* Stated exercise *
Leave out the pictures and set down exactly the lines from the start of the listing through the one with "import plotly.graph_objects as go", both included.
** begin **
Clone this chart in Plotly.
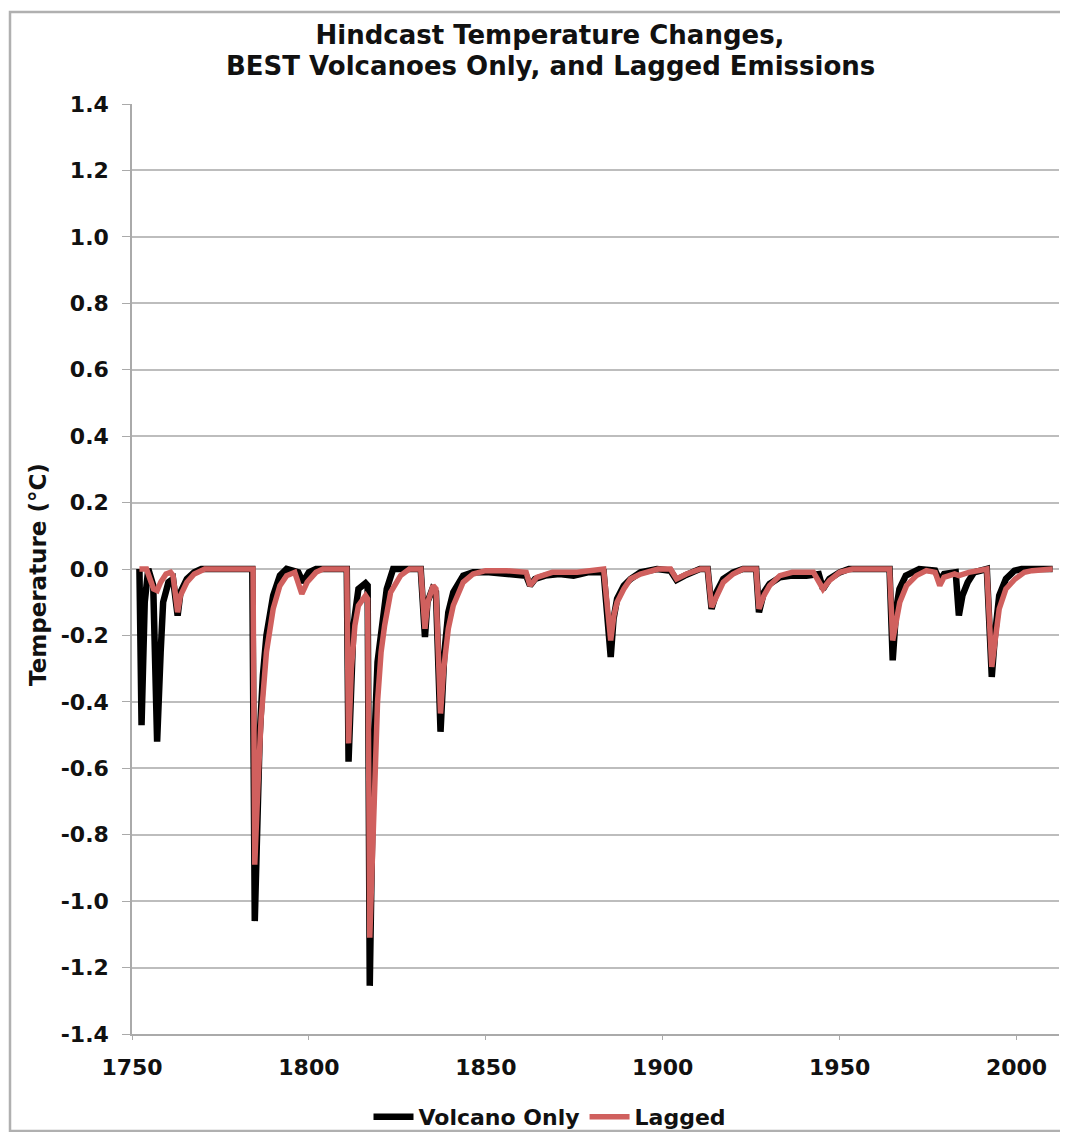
import plotly.graph_objects as go

# ---- data ----
volcano_years = [1752.1, 1752.7, 1753.6, 1754.6, 1756.0, 1757.1, 1758.1, 1758.8, 1760.3, 1761.6,
                 1762.9, 1763.7, 1765.5, 1767.6, 1769.6, 1784.0, 1784.7, 1785.3, 1786.1, 1787.0, 1788.0,
                 1789.9, 1791.8, 1793.7, 1797.0, 1798.3, 1800.0, 1802.0, 1810.7, 1811.2, 1812.0,
                 1812.6, 1814.0, 1816.0, 1816.6, 1817.2, 1817.8, 1818.4, 1819.4, 1821.0, 1822.0, 1823.8,
                 1831.6, 1832.8, 1833.5, 1834.9, 1835.9, 1837.2, 1838.3, 1839.4, 1840.8, 1843.6,
                 1846.4, 1850.9, 1855.9, 1858.9, 1861.4, 1862.5, 1863.9, 1866.8, 1870.8, 1874.8,
                 1878.8, 1883.3, 1885.3, 1886.1, 1887.1, 1889.0, 1890.9, 1893.7, 1898.4, 1902.2,
                 1903.9, 1906.2, 1910.5, 1912.7, 1913.8, 1915.2, 1917.1, 1919.9, 1922.7, 1926.4,
                 1927.2, 1928.6, 1930.2, 1933.1, 1936.6, 1940.6, 1944.1, 1945.3, 1947.1, 1950.0,
                 1952.6, 1964.1, 1965.0, 1966.0, 1966.9, 1968.7, 1972.5, 1977.0, 1978.3, 1979.5,
                 1982.8, 1983.7, 1984.7, 1986.2, 1988.0, 1991.6, 1993.0, 1993.9, 1995.1, 1997.0,
                 1999.4, 2001.4, 2010.2]
volcano_temp = [0.0, -0.47, -0.10, 0.0, -0.05, -0.52, -0.25, -0.10, -0.04, -0.03,
                -0.14, -0.07, -0.03, -0.01, 0.0, 0.0, -1.06, -0.75, -0.50, -0.32, -0.20,
                -0.08, -0.02, 0.0, -0.01, -0.04, -0.01, 0.0, 0.0, -0.58, -0.30,
                -0.17, -0.06, -0.043, -0.05, -1.255, -0.85, -0.55, -0.28, -0.12, -0.06, 0.0,
                0.0, -0.205, -0.10, -0.06, -0.07, -0.49, -0.25, -0.13, -0.07, -0.02,
                -0.01, -0.01, -0.015, -0.02, -0.02, -0.05, -0.03, -0.02, -0.015, -0.02,
                -0.01, -0.01, -0.265, -0.15, -0.09, -0.05, -0.03, -0.01, 0.0, -0.005,
                -0.033, -0.02, 0.0, 0.0, -0.12, -0.07, -0.03, -0.01, 0.0, 0.0,
                -0.13, -0.07, -0.045, -0.025, -0.02, -0.02, -0.015, -0.06, -0.03, -0.01,
                0.0, 0.0, -0.275, -0.12, -0.06, -0.02, 0.0, -0.005, -0.035, -0.015,
                -0.01, -0.14, -0.08, -0.04, -0.01, 0.0, -0.325, -0.20, -0.08, -0.03,
                -0.005, 0.0, 0.0]

lagged_years = [1752.1, 1754.1, 1755.1, 1756.1, 1757.1, 1758.1, 1759.6, 1760.9, 1761.6, 1762.9,
                1763.7, 1765.5, 1767.6, 1770.6, 1784.2, 1784.7, 1785.6, 1786.5, 1788.0, 1789.9,
                1791.8, 1793.7, 1796.0, 1798.0, 1799.5, 1802.0, 1804.0, 1810.7, 1811.2, 1812.0,
                1813.0, 1814.0, 1816.0, 1816.6, 1817.2, 1818.5, 1819.4, 1820.4, 1821.4, 1823.1,
                1825.9, 1828.4, 1831.6, 1832.8, 1833.6, 1835.1, 1835.9, 1837.2, 1838.1, 1839.4,
                1840.8, 1843.6, 1846.4, 1849.9, 1855.9, 1861.4, 1862.5, 1864.4, 1868.8, 1875.8,
                1883.3, 1885.3, 1886.2, 1887.1, 1889.0, 1890.9, 1893.7, 1898.7, 1902.2, 1903.9,
                1906.7, 1910.7, 1912.7, 1913.8, 1915.2, 1917.1, 1919.9, 1922.7, 1926.4, 1927.2,
                1928.6, 1930.2, 1933.1, 1936.6, 1942.6, 1945.3, 1947.1, 1950.0, 1953.6, 1964.1,
                1965.0, 1966.0, 1967.0, 1968.9, 1971.7, 1974.5, 1977.0, 1978.3, 1979.5, 1982.5,
                1983.7, 1986.5, 1991.6, 1993.0, 1994.0, 1995.1, 1997.0, 1999.6, 2002.2, 2004.4,
                2010.2]
lagged_temp = [0.0, 0.0, -0.03, -0.06, -0.065, -0.04, -0.015, -0.01, -0.02, -0.13,
               -0.08, -0.04, -0.015, 0.0, 0.0, -0.89, -0.65, -0.45, -0.25, -0.12,
               -0.05, -0.02, -0.01, -0.075, -0.04, -0.01, 0.0, 0.0, -0.525, -0.30,
               -0.17, -0.11, -0.08, -0.09, -1.11, -0.65, -0.40, -0.25, -0.17, -0.07,
               -0.02, 0.0, 0.0, -0.18, -0.10, -0.05, -0.06, -0.435, -0.30, -0.18,
               -0.11, -0.04, -0.015, -0.005, -0.005, -0.01, -0.05, -0.025, -0.01, -0.01,
               0.0, -0.215, -0.14, -0.10, -0.06, -0.03, -0.015, 0.0, 0.0, -0.03,
               -0.015, 0.0, 0.0, -0.115, -0.08, -0.04, -0.015, 0.0, 0.0, -0.12,
               -0.08, -0.05, -0.02, -0.01, -0.01, -0.06, -0.035, -0.01, 0.0, 0.0,
               -0.215, -0.15, -0.10, -0.05, -0.02, -0.005, -0.01, -0.05, -0.025, -0.015,
               -0.02, -0.01, 0.0, -0.295, -0.20, -0.12, -0.06, -0.03, -0.01, -0.005,
               0.0]

y_ticks = [-1.4, -1.2, -1.0, -0.8, -0.6, -0.4, -0.2, 0.0, 0.2, 0.4, 0.6, 0.8, 1.0, 1.2, 1.4]
y_tick_labels = ["-1.4", "-1.2", "-1.0", "-0.8", "-0.6", "-0.4", "-0.2", "0.0",
                 "0.2", "0.4", "0.6", "0.8", "1.0", "1.2", "1.4"]
x_ticks = [1750, 1800, 1850, 1900, 1950, 2000]

title_line1 = "Hindcast Temperature Changes,"
title_line2 = "BEST Volcanoes Only, and Lagged Emissions"
y_title = "Temperature (°C)"

FONT = "DejaVu Sans"
INK = "#111111"

fig = go.Figure()
fig.add_trace(go.Scatter(x=volcano_years, y=volcano_temp, mode="lines", name="Volcano Only",
                         line=dict(color="#000000", width=6.5)))
fig.add_trace(go.Scatter(x=lagged_years, y=lagged_temp, mode="lines", name="Lagged",
                         line=dict(color="#D0605E", width=5.5)))

# page has an 8px body margin; work in page pixel coordinates
OFF = 8
W, H = 1068 - 2 * OFF, 1140 - 2 * OFF
PL, PR, PT, PB = 132, 1059, 104, 1034          # plot area in page pixels
L, T = PL - OFF, PT - OFF
R = W - (PR - OFF)
B = H - (PB - OFF)
pw = PR - PL
ph = PB - PT

def px(x):
    return (x - PL) / pw

def py(y):
    return (PB - y) / ph

TITLE_SIZE = 26

# open frame (left, top, bottom) around the chart
bx0, bx1, by0, by1 = px(10), px(1062), py(1131), py(12)
frame_path = f"M {bx1},{by1} L {bx0},{by1} L {bx0},{by0} L {bx1},{by0}"

fig.update_layout(
    width=W, height=H,
    margin=dict(l=L, r=R, t=T, b=B, autoexpand=False),
    paper_bgcolor="white", plot_bgcolor="white",
    font=dict(family=FONT, color=INK),
    title=dict(text="<b>" + title_line1 + "</b>", x=px(550), xref="paper", xanchor="center",
               y=1 - (35 - OFF) / H, yref="container", yanchor="middle",
               font=dict(family=FONT, size=TITLE_SIZE, color=INK)),
    showlegend=True,
    legend=dict(orientation="h", x=px(550), xanchor="center", y=py(1117), yanchor="middle",
                font=dict(family=FONT, size=22, color=INK, weight="bold"),
                bgcolor="rgba(0,0,0,0)", itemwidth=40, tracegroupgap=0),
    xaxis=dict(range=[1750, 2012], tickvals=x_ticks, showgrid=False,
               showline=True, linecolor="#aaaaaa", linewidth=1.5,
               ticks="outside", ticklen=4, tickcolor="#aaaaaa", ticklabelstandoff=9,
               tickfont=dict(family=FONT, size=22, color=INK, weight="bold"),
               zeroline=False),
    yaxis=dict(range=[-1.4, 1.4], tickvals=y_ticks, ticktext=y_tick_labels,
               showgrid=True, gridcolor="#bdbdbd", gridwidth=1.5,
               showline=True, linecolor="#aaaaaa", linewidth=1.5,
               ticks="outside", ticklen=8, tickcolor="#aaaaaa", ticklabelstandoff=9,
               tickfont=dict(family=FONT, size=22, color=INK, weight="bold"),
               zeroline=False),
    annotations=[
        dict(text="<b>" + title_line2 + "</b>", xref="paper", yref="paper",
             x=px(550), y=py(66), showarrow=False, xanchor="center", yanchor="middle",
             font=dict(family=FONT, size=TITLE_SIZE, color=INK)),
        dict(text="<b>" + y_title + "</b>", xref="paper", yref="paper",
             x=px(38), y=py(575), textangle=-90, showarrow=False,
             xanchor="center", yanchor="middle",
             font=dict(family=FONT, size=23, color=INK)),
    ],
    shapes=[dict(type="path", xref="paper", yref="paper", layer="below",
                 path=frame_path, line=dict(color="#b0b0b0", width=2.5))],
)

fig.write_html("out.html")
** end **
* Final result *
Clone this chart in Plotly.
import plotly.graph_objects as go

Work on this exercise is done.